More of the Possible

There was little time to savor coffee on Easter morning. Even without children at home to fill baskets for, I woke early with a plan:

Roll hair. Dress. Fill cooler with broccoli salad fixings.Grab music. Leave early for church.

Accomplished, I sat in a pew next to Don for most of an early service at our home church. After communion, however, I ducked out to allow ample time for the drive to my parent's church where my accompanying skills had been requested again.

About the time I wrapped my head around the music needed for Palm Sunday, a choir member created unease, "What about the Hallelujah Chorus?" Looking my way she continued, "Susan, can you play it? We always sing it at the end of our Easter service! It's a tradition."

With that, someone dug out a copy, handed me the music, and I sight read the piece while the choir sang through my mistakes. There were many. 

But since I hit enough right notes, I was intrigued. So I took the gig.

Ironically, when I mentioned my angst about playing the piece to my oldest son on Good Friday, he said, "Haven't you played it before? Isn't it in your repertoire?"

"My repertoire?" I asked.

"Yeah," he continued. "I think of you as a pianist. Isn't it something you just know?"

Amused by his confidence I struggled to explain, "No. I've never played it before. Never thought I would even try to accompany something from The Messiah. I can sing it from memory. But play it? This is new... and very hard."



By the time I reached page three on Easter Sunday, my hands trembled. Thankful for a last minute page turner, I made it through without a major snag, and almost cried. Overcome and exhausted, I'd accomplished what had once seemed impossible.

My hands hurt. I couldn't have played much more. But the once a year memory had been made. And it mattered.




Lately I've been trying to pinpoint the many ways I wrongly define myself and others with the goal of changing in mind. Dislodging long held perceptions, however, isn't easy. Turning from comfort to unfamiliar territory requires an inner stretching.

But the more I press into the bigness of God, the more I want to plow through mental roadblocks that hold me back. 



For the second year in a row, our church spent Easter weekend reading the entire Bible out loud. People signed up for 20 minute slots that began on Friday at 7 am and ended on Sunday morning at a 7 am sunrise service where the book of Revelation was read aloud. 

When I showed up to read on Saturday, I started the book of Job. When I returned again an hour later, I finished the book of Job, reading passages like this:

"Can you raise your voice to the clouds and cover yourself with a flood of water? Do you send lightning bolts on their way? Do they report to you, 'Here we are'? 

Who endowed the heart with wisdom or gave understanding to the mind? Who has the wisdom to count the clouds? Who can tip over the water jars of the heavens when the dust becomes hard and the clods of earth stick together?" (Job 38: 34 - 38 NIV).




In the closing chapters of this tale of woe, question after question unfolds, jarring us from our dulled understanding to a perspective so vast, we can't really comprehend it. 

Which is a good thing. 

For the minute we think we have it figured out, we settle.
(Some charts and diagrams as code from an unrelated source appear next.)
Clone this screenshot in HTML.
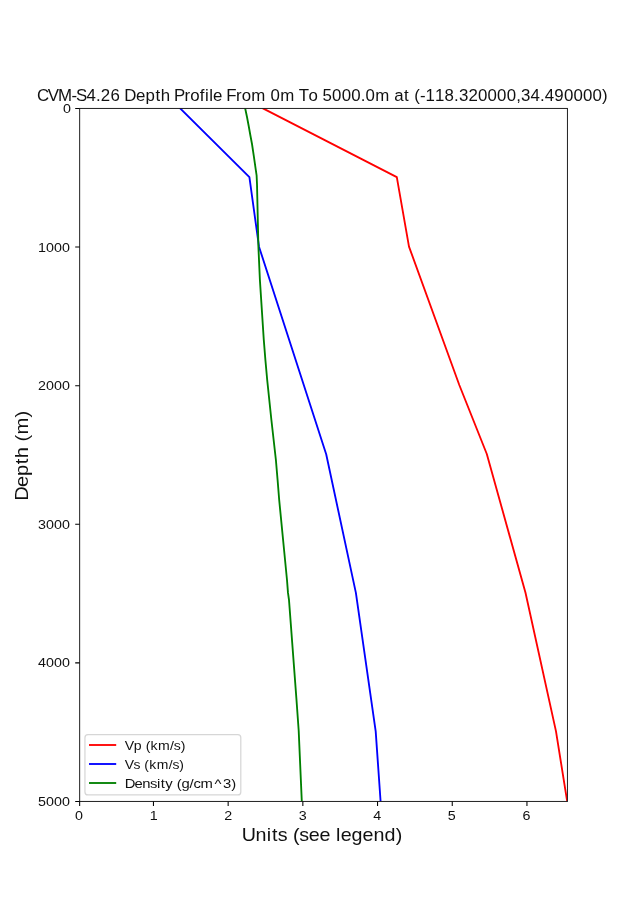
<!DOCTYPE html>
<html><head><meta charset="utf-8"><title>CVM-S4.26 Depth Profile</title><style>
html,body{margin:0;padding:0;background:#fff;}
svg{display:block;font-family:"Liberation Sans", sans-serif;will-change:transform;}
text{fill:#111;}
</style></head><body>
<svg width="630" height="900" viewBox="0 0 630 900">
<rect x="0" y="0" width="630" height="900" fill="#fff"/>
<text x="34.23 44.25 53.69 66.07 70.38 80.06 88.85 93.30 102.12 110.91 114.99 125.90 134.57 143.86 148.81 157.58 160.94 170.58 175.93 184.79 189.59 193.45 197.04 205.68 209.28 218.29 223.65 232.49 245.78 250.23 259.24 272.54 276.38 285.29 293.91 298.36 307.18 316.01 324.84 333.63 338.08 347.09 360.38 364.67 373.81 378.73 383.22 388.43 393.60 402.43 411.26 420.05 424.49 433.32 442.15 450.98 459.80 468.63 477.42 481.87 490.70 499.49 503.93 512.76 521.59 530.42 539.24 548.07 556.93" y="101" font-size="15.60" transform="scale(1.0811,1)">CVM-S4.26 Depth Profile From 0m To 5000.0m at (-118.320000,34.490000)</text>
<defs><clipPath id="ax"><rect x="78.75" y="108" width="488.5" height="693.5"/></clipPath></defs>
<g clip-path="url(#ax)" fill="none" stroke-width="1.85" stroke-linejoin="round" stroke-linecap="square">
<polyline points="263.3,108.5 396.8,177.1 409.0,246.6 459.3,385.0 486.8,454.0 525.5,592.8 556.0,731.4 567.2,801.5" stroke="#ff0000"/>
<polyline points="180.3,108.5 249.4,177.1 259.0,246.7 326.2,454.3 355.9,592.9 375.7,731.4 380.6,801.5" stroke="#0000ff"/>
<polyline points="245.2,108.5 247.0,117.0 248.7,126.0 250.4,135.5 252.0,144.0 254.0,157.3 255.9,170.7 256.6,175.3 257.0,184.0 258.4,246.7 259.9,280.0 263.8,340.0 265.4,360.0 267.2,380.0 271.4,420.0 275.9,460.0 277.6,480.0 279.2,500.0 287.0,580.0 288.0,592.9 289.0,600.0 295.0,680.0 296.5,700.0 298.7,730.8 301.8,801.5" stroke="#008000"/>
</g>
<rect x="79.65" y="108.45" width="487.8" height="693" fill="none" stroke="#202020" stroke-width="1"/>
<path d="M79.65 801.45V805.9 M153.45 801.45V805.9 M228.15 801.45V805.9 M302.85 801.45V805.9 M377.55 801.45V805.9 M452.25 801.45V805.9 M526.95 801.45V805.9 M75.2 108.45H79.65 M75.2 247.05H79.65 M75.2 385.65H79.65 M75.2 524.25H79.65 M75.2 662.85H79.65 M75.2 801.45H79.65" stroke="#000" stroke-width="1.05" fill="none"/>
<text x="68.30" y="820" font-size="13.00" transform="scale(1.1000,1)">0</text>
<text x="136.07" y="820" font-size="13.00" transform="scale(1.1000,1)">1</text>
<text x="203.84" y="820" font-size="13.00" transform="scale(1.1000,1)">2</text>
<text x="271.62" y="820" font-size="13.00" transform="scale(1.1000,1)">3</text>
<text x="339.39" y="820" font-size="13.00" transform="scale(1.1000,1)">4</text>
<text x="407.16" y="820" font-size="13.00" transform="scale(1.1000,1)">5</text>
<text x="474.94" y="820" font-size="13.00" transform="scale(1.1000,1)">6</text>
<text x="57.25" y="113" font-size="13.00" transform="scale(1.1000,1)">0</text>
<text x="34.65 41.88 49.11 56.34" y="252" font-size="13.00" transform="scale(1.1000,1)">1000</text>
<text x="34.65 41.88 49.11 56.34" y="390" font-size="13.00" transform="scale(1.1000,1)">2000</text>
<text x="34.65 41.88 49.11 56.34" y="529" font-size="13.00" transform="scale(1.1000,1)">3000</text>
<text x="34.65 41.88 49.11 56.34" y="667" font-size="13.00" transform="scale(1.1000,1)">4000</text>
<text x="34.65 41.88 49.11 56.34" y="806" font-size="13.00" transform="scale(1.1000,1)">5000</text>
<text x="223.37 235.92 246.33 251.24 256.60 265.40 270.62 276.47 285.14 295.09 305.16 310.49 314.67 324.77 334.88 344.97 355.23 365.54" y="841" font-size="18.20" transform="scale(1.0825,1)">Units (see legend)</text>
<g transform="translate(27.9,500.3) rotate(-90)"><text x="-0.49 11.97 21.85 32.50 38.08 48.13 53.23 59.46 74.79" y="0" font-size="18.20" transform="scale(1.1071,1)">Depth (m)</text></g>
<rect x="84.95" y="734.7" width="155.85" height="60.25" rx="3" ry="3" fill="#fff" fill-opacity="0.8" stroke="#cccccc" stroke-opacity="0.8" stroke-width="1.25"/>
<path d="M89 745H116.2" stroke="#ff0000" stroke-width="1.85"/>
<text x="114.97 123.29 130.58 134.30 138.80 145.58 156.74 160.23 166.57" y="750" font-size="13.00" transform="scale(1.0852,1)">Vp (km/s)</text>
<path d="M89 764H116.2" stroke="#0000ff" stroke-width="1.85"/>
<text x="116.25 124.35 130.67 134.44 138.99 145.87 157.11 160.66 167.05" y="769" font-size="13.00" transform="scale(1.0738,1)">Vs (km/s)</text>
<path d="M89 783H116.2" stroke="#008000" stroke-width="1.85"/>
<text x="109.19 117.86 124.69 131.38 137.56 140.87 144.81 151.23 154.75 158.91 166.04 169.45 175.63 187.91 195.42 202.49" y="788" font-size="13.00" transform="scale(1.1416,1)">Density (g/cm^3)</text>
</svg>
</body></html>
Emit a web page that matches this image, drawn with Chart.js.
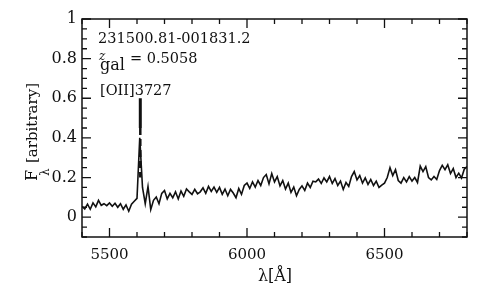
<!DOCTYPE html>
<html>
<head>
<meta charset="utf-8">
<script src="https://cdn.jsdelivr.net/npm/chart.js@4/dist/chart.umd.min.js"></script>
<style>
  html,body{margin:0;padding:0;background:#fff;}
  canvas{display:block;}
</style>
</head>
<body>
<canvas id="chart" width="497" height="294"></canvas>
<script>
// spectrum
const wavelength = [
  5400,5410,5420,5430,5440,5450,5460,5470,5480,5490,
  5500,5510,5520,5530,5540,5550,5560,5570,5580,5590,
  5600,5610,5620,5630,5640,5650,5660,5670,5680,5690,
  5700,5710,5720,5730,5740,5750,5760,5770,5780,5790,
  5800,5810,5820,5830,5840,5850,5860,5870,5880,5890,
  5900,5910,5920,5930,5940,5950,5960,5970,5980,5990,
  6000,6010,6020,6030,6040,6050,6060,6070,6080,6090,
  6100,6110,6120,6130,6140,6150,6160,6170,6180,6190,
  6200,6210,6220,6230,6240,6250,6260,6270,6280,6290,
  6300,6310,6320,6330,6340,6350,6360,6370,6380,6390,
  6400,6410,6420,6430,6440,6450,6460,6470,6480,6490,
  6500,6510,6520,6530,6540,6550,6560,6570,6580,6590,
  6600,6610,6620,6630,6640,6650,6660,6670,6680,6690,
  6700,6710,6720,6730,6740,6750,6760,6770,6780,6790,
  6800
];
const flux = [
  .055,.042,.066,.040,.072,.052,.085,.060,.068,.058,
  .072,.055,.070,.050,.068,.040,.062,.030,.065,.080,
  .095,.400,.150,.068,.155,.038,.085,.102,.068,.120,
  .135,.092,.120,.098,.128,.092,.132,.105,.142,.128,
  .115,.140,.118,.128,.148,.120,.155,.130,.152,.125,
  .150,.115,.142,.108,.140,.122,.098,.145,.115,.160,
  .172,.145,.178,.152,.185,.160,.200,.215,.168,.220,
  .178,.205,.158,.185,.142,.172,.125,.152,.108,.140,
  .158,.135,.172,.150,.182,.178,.192,.170,.198,.178,
  .205,.170,.195,.160,.182,.140,.175,.155,.205,.230,
  .188,.210,.172,.198,.165,.190,.160,.182,.150,.162,
  .172,.200,.250,.210,.240,.185,.172,.200,.178,.205,
  .182,.200,.175,.258,.230,.255,.200,.188,.205,.190,
  .235,.262,.240,.265,.220,.245,.200,.222,.198,.242,
  .255
];

// [OII]3727 line marker
const markerX = [5612, 5612];
const markerSolid = [0.60, 0.45];
const markerDashed = [0.45, 0.20];

// axis ticks
const xMajor = [5500, 6000, 6500];
const xMinor = [5400,5600,5700,5800,5900,6100,6200,6300,6400,6600,6700,6800];
const yMajor = [0, 0.2, 0.4, 0.6, 0.8, 1];
const yMinor = [-0.1,-0.05,0.05,0.1,0.15,0.25,0.3,0.35,0.45,0.5,0.55,0.65,0.7,0.75,0.85,0.9,0.95];

const SERIF = "'DejaVu Serif', 'Liberation Serif', serif";
const INK = "#111";

function pts(xs, ys){ return xs.map((x,i)=>({x:x, y:ys[i]})); }

// box, inward ticks and free text
const frame = {
  id:"frame",
  beforeDraw(c){
    const ctx = c.ctx;
    ctx.save();
    ctx.fillStyle = "#fff";
    ctx.fillRect(0,0,c.width,c.height);
    ctx.restore();
  },
  afterDraw(c){
    const ctx = c.ctx, a = c.chartArea;
    const xs = c.scales.x, ys = c.scales.y;
    ctx.save();
    ctx.strokeStyle = INK;
    ctx.lineWidth = 1.5;
    ctx.strokeRect(a.left, a.top, a.right-a.left, a.bottom-a.top);

    function tickX(v, len){
      const p = xs.getPixelForValue(v);
      ctx.beginPath();
      ctx.moveTo(p, a.bottom); ctx.lineTo(p, a.bottom-len);
      ctx.moveTo(p, a.top); ctx.lineTo(p, a.top+len);
      ctx.stroke();
    }
    function tickY(v, len){
      const p = ys.getPixelForValue(v);
      ctx.beginPath();
      ctx.moveTo(a.left, p); ctx.lineTo(a.left+len, p);
      ctx.moveTo(a.right, p); ctx.lineTo(a.right-len, p);
      ctx.stroke();
    }
    ctx.lineWidth = 1.3;
    xMajor.forEach(v=>tickX(v, 9));
    xMinor.forEach(v=>tickX(v, 5));
    yMajor.forEach(v=>tickY(v, 9));
    yMinor.forEach(v=>tickY(v, 5));

    // labels inside the box
    ctx.fillStyle = INK;
    ctx.textBaseline = "alphabetic";
    ctx.textAlign = "left";
    ctx.font = "14.5px " + SERIF;
    ctx.fillText("231500.81-001831.2", 98, 43);
    ctx.font = "italic 12px " + SERIF;
    ctx.fillText("z", 99, 60);
    ctx.font = "16px " + SERIF;
    ctx.fillText("gal", 100, 70);
    ctx.font = "14.5px " + SERIF;
    ctx.fillText("= 0.5058", 130, 63);
    ctx.fillText("[OII]3727", 100, 95);

    // x title
    ctx.font = "16px " + SERIF;
    ctx.textAlign = "center";
    ctx.fillText("λ[Å]", 275, 281);

    // y title, rotated
    ctx.translate(37, 181);
    ctx.rotate(-Math.PI/2);
    ctx.textAlign = "left";
    ctx.font = "16px " + SERIF;
    ctx.fillText("F", 0, 0);
    ctx.font = "12px " + SERIF;
    ctx.fillText("λ", 5, 12);
    ctx.font = "15px " + SERIF;
    ctx.fillText("[arbitrary]", 18, 0);
    ctx.restore();
  }
};

new Chart(document.getElementById("chart"), {
  type:"line",
  data:{
    datasets:[{
      data: pts(wavelength, flux),
      borderColor: INK,
      borderWidth: 1.6,
      pointRadius: 0,
      tension: 0
    },{
      data: pts(markerX, markerSolid),
      borderColor: INK,
      borderWidth: 3,
      pointRadius: 0
    },{
      data: pts(markerX, markerDashed),
      borderColor: INK,
      borderWidth: 2.5,
      borderDash: [7,4],
      pointRadius: 0
    }]
  },
  options:{
    responsive:false,
    animation:false,
    devicePixelRatio:1,
    layout:{padding:{left:0, right:30, top:19, bottom:0}},
    plugins:{legend:{display:false}, tooltip:{enabled:false}},
    scales:{
      x:{
        type:"linear", min:5400, max:6800,
        afterBuildTicks(s){ s.ticks = xMajor.map(v=>({value:v})); },
        afterFit(s){ s.height = 57; },
        grid:{display:false, drawTicks:false},
        border:{display:false},
        ticks:{
          padding:9, color:INK,
          font:{family:SERIF, size:15},
          callback:v=>String(v)
        }
      },
      y:{
        type:"linear", min:-0.1, max:1.0,
        afterBuildTicks(s){ s.ticks = yMajor.map(v=>({value:v})); },
        afterFit(s){ s.width = 82; },
        grid:{display:false, drawTicks:false},
        border:{display:false},
        ticks:{
          padding:5, color:INK,
          font:{family:SERIF, size:16},
          callback:v=>String(Math.round(v*10)/10)
        }
      }
    }
  },
  plugins:[frame]
});
</script>
</body>
</html>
And I don't want to settle. I want to believe big till I breathe no more.

Most importantly, I want to believe God can and will keep changing me, my wrong thinking, and my unfair judgments, while growing my limited faith. 

He rose from the dead, people! Something crazy happened in the dark of a tomb. Evil lost it's hold. Death lost it's sting.

The impossible became possible.

For you and for me. If we'll only believe.